One of the servers is running cacti version 0.8.8f and thold plugin version 0.5. It's behaving correctly. I'll refer to it below as "the old cacti server".
The other cacti server ("the new cacti server") used to be running those versions but we recently upgraded it to version 1.2.24, and the thold plugin to 1.5.2. Everything seems to be working correctly except that thold is converting the value for available swap memory (ucd_memAvailSwap) from positive to negative. It's doing this for all devices where ucd_memAvailSwap is monitored. It was not doing this before we upgraded it, and thold on the old server is not doing this.
For example, for one device, the current available swap memory is 4,116,960 as shown by `free`:
Code: Select all
# free
total used free shared buffers cached
Mem: 1938456 1728856 209600 312 163096 1350692
-/+ buffers/cache: 215068 1723388
Swap: 4161532 44572 4116960
On the old cacti server, in the "thold" tab, the data for that device shows that the current value is "4116960" - i.e., it's correct.
However on the new cacti server, in the "Thold" tab, the data for that device is "-4,116,960" - i.e., the right value but negative.
I can't work out why this is happening and I'd love any suggestions / advice / links / theories / guesses that anyone might have. I'm happy to provide any information that might be useful for troubleshooting (with redactions for security where essential).
[EDIT: I've put the `thold_template` settings for the `ucd_memAvailSwap` template in a reply.]
I've seen other forum posts about negative values where the solution was to fix PHP's time zone, but I believe that's not relevant to this case. The timezone is correct in the new cacti server's php.ini file as shown below, and the same time zone is in php.ini on the old cacti server.
Code: Select all
[~]$ grep -i timezone /etc/php.ini | grep -v "^;"

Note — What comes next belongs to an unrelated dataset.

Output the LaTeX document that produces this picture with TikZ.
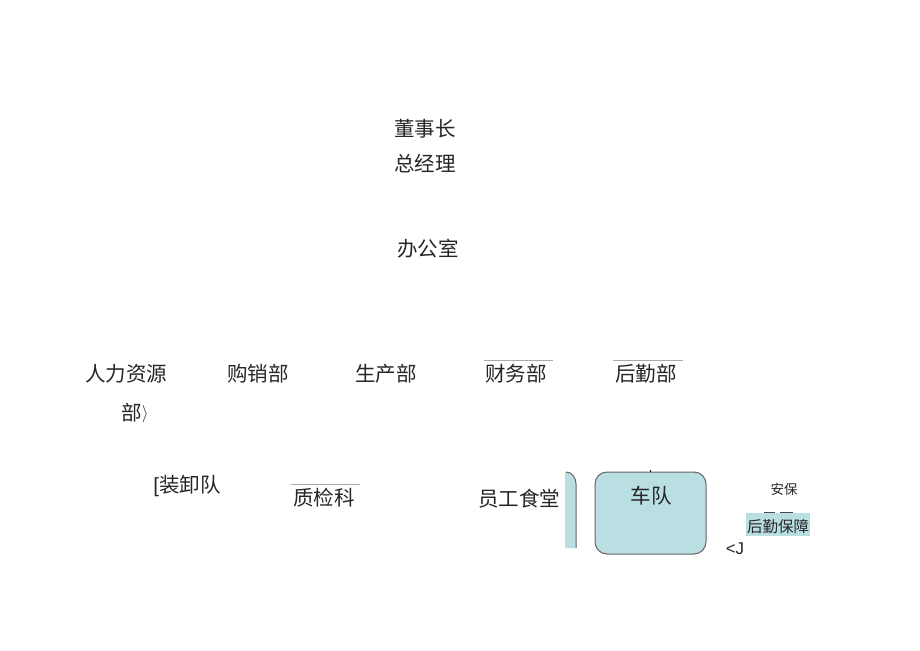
\documentclass[tikz,border=0pt]{standalone}
\usepackage{fontspec}
\newfontfamily\cjk{Noto Sans CJK SC}
\newfontfamily\lsans{Liberation Sans}
\definecolor{boxfill}{HTML}{B9DFE3}
\definecolor{boxline}{HTML}{666666}
\definecolor{rule}{HTML}{AAAAAA}
\tikzset{
  lbl/.style={font=\cjk\fontsize{20.5}{22}\selectfont, text=black!85, inner sep=0pt},
  small/.style={font=\cjk\fontsize{13.5}{15}\selectfont, text=black!85, inner sep=0pt},
  mid/.style={font=\cjk\fontsize{15.5}{17}\selectfont, text=black!85, inner sep=0pt},
  topline/.style={draw=rule, line width=0.8pt},
}
\begin{document}
\begin{tikzpicture}[x=1pt,y=-1pt]
\useasboundingbox[fill=white] (0,0) rectangle (920,650);
\node[lbl] (dsz) at (425,129) {董事长};
\node[lbl] (zjl) at (425,164) {总经理};
\node[lbl] (bgs) at (428,249) {办公室};
\node[lbl] (rlzy) at (126,374) {人力资源};
\node[lbl] (bu) at (135,413) {部{\lsans\fontsize{16}{16}\selectfont\raisebox{0.15ex}{$\rangle$}}};
\node[lbl] (gxb) at (258,374) {购销部};
\node[lbl] (scb) at (386,374) {生产部};
\node[lbl] (cwb) at (516,374) {财务部};
\node[lbl] (hqb) at (646,374) {后勤部};
\coordinate (c1) at (484,360); \coordinate (c2) at (553,360);
\draw[topline] (c1) -- (c2);
\coordinate (h1) at (613,360); \coordinate (h2) at (683,360);
\draw[topline] (h1) -- (h2);
\node[lbl] (zxd) at (187,486) {{\lsans [}装卸队};
\node[lbl] (zjk) at (324,498) {质检科};
\coordinate (q1) at (291,484); \coordinate (q2) at (360,484);
\draw[topline] (q1) -- (q2);
\node[lbl] (ygst) at (519,499) {员工食堂};
% partial box
\fill[boxfill] (565,472) -- (566,472) to[out=0,in=90] (576,484) -- (576,548) -- (565,548) -- cycle;
\draw[boxline, line width=1pt] (566,472) to[out=0,in=90] (576,484) -- (576,548);
% truck box
\node[draw=boxline, fill=boxfill, line width=1pt, rounded corners=12pt, minimum width=111pt, minimum height=82pt, inner sep=0pt] (cd) at (650.5,513) {};
\node[lbl] (cdt) at (651,496) {车队};
\coordinate (t1) at (650,470); \coordinate (t2) at (650,472);
\draw[black, line width=1pt] (t1) -- (t2);
\node[small] (ab) at (784,489) {安保};
\node[fill=boxfill, minimum width=64pt, minimum height=23pt, inner sep=0pt] (hqbzbg) at (778,524.5) {};
\node[mid] (hqbz) at (778,527) {后勤保障};
\coordinate (s1) at (764,512); \coordinate (s2) at (775,512);
\draw[black!70, line width=0.6pt] (s1) -- (s2);
\coordinate (s3) at (780,512); \coordinate (s4) at (793,512);
\draw[black!70, line width=0.6pt] (s3) -- (s4);
\node[lbl, font=\lsans\fontsize{17}{19}\selectfont] (lj) at (735,549) {<J};
\end{tikzpicture}
\end{document}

date.timezone = "Australia/Brisbane"
[~]$ ls -l /etc/localtime
lrwxrwxrwx. 1 root root 40 Sep 14 2017 /etc/localtime -> ../usr/share/zoneinfo/Australia/Brisbane
Code: Select all
MariaDB [cacti]> select * from plugin_thold_log where host_id=128 ;
+--------+------------+---------+----------------+--------------+-----------------+----------+--------+------+------------------------------------------------------------------------------------------------------------------------------------------+
| id | time | host_id | local_graph_id | threshold_id | threshold_value | current | status | type | description |
+--------+------------+---------+----------------+--------------+-----------------+----------+--------+------+------------------------------------------------------------------------------------------------------------------------------------------+
[snip lots of data]
| 243138 | 1682926434 | 128 | 4675 | 926 | 20 | -4116960 | 1 | 1 | Thold Baseline Cache Log |
| 243153 | 1682926745 | 128 | 4675 | 926 | 20 | -4116960 | 1 | 1 | Thold Baseline Cache Log |
| 243168 | 1682927033 | 128 | 4675 | 926 | 20 | -4116960 | 1 | 1 | Thold Baseline Cache Log |
+--------+------------+---------+----------------+--------------+-----------------+----------+--------+------+-------------------------------------------------------------------------------------------------------------------------------------------+
8923 rows in set (0.04 sec)
Code: Select all
MariaDB [cacti]> select * from cdef_items where id=128\G
*************************** 1. row ***************************
id: 128
hash: 2c2bf51719766ffba75900a2768570fc
cdef_id: 48
sequence: 1
type: 6
value: d
1 row in set (0.00 sec)
Code: Select all
MariaDB [cacti]> select * from data_input_fields where id=128\G
*************************** 1. row ***************************
id: 128
hash: 5553162fceec749a281dfc315c0630ad
data_input_id: 23
name: Questions
data_name: Questions
input_output: out
update_rra: on
sequence: 0
type_code:
regexp_match:
allow_nulls:
1 row in set (0.01 sec)
Code: Select all
MariaDB [cacti]> select * from thold_data where host_id=128 and data_source_name='ucd_memAvailSwap'\G
*************************** 1. row ***************************
id: 926
name: [redacted host name] - memAvailSwap [ucd_memAvailSwap]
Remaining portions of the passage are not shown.